Riding through most of this story collection is Nelle Fenton: horsewoman, businesswoman, wife, and eventual mother of seven sons. You won’t soon forget her fierce and independent spirit; she awes everyone but her gentle husband Richard. The daughter of a rich Philadelphia attorney, Nelle marries and settles in Rapidan, Va., in the early 1900s, plowing her wealth into a horse farm that thrives under her management.
In one sense, though, Nelle never settles: A restless longing pulls her in unconventional directions. Her occasional ruthlessness will strike you but won’t surprise because you’ll come to know her from within. In a statement to the National Endowment for the Arts, Holladay says, “I like to imagine how people [in the past] felt and thought, and what inevitable consequences they set in motion due to their actions, passions, and force of will.”

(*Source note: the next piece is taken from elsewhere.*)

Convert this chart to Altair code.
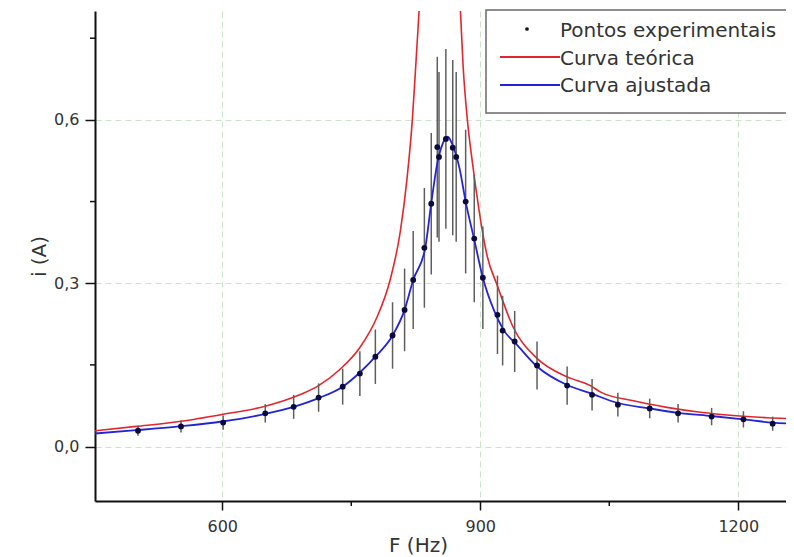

Ordered from 1861 to 1953, the nine stories in this collection represent four generations of Fentons. But Holladay’s art supersedes chronology; memory bends the separate but related narratives. She says, “The mind and heart move back and forth between past and present, and I feel freer to make that happen in my stories that shift between characters’ memories and current experiences.” Remarkably, her horse people also occasionally glimpse the future. Such epiphanies give them a strange certainty about what will happen to them and those they love and likewise strengthen the ties between the stories.
In “Monstrosities,” Nelle is distracted, both by a troubling vision of a stillborn foal and by storms within her own heart. The foal’s fate—that’s for you to discover. As for Nelle, her divided self orders, “Stop. Stop your wanting, your yearning for something different than what you have. To which she says, I can’t.”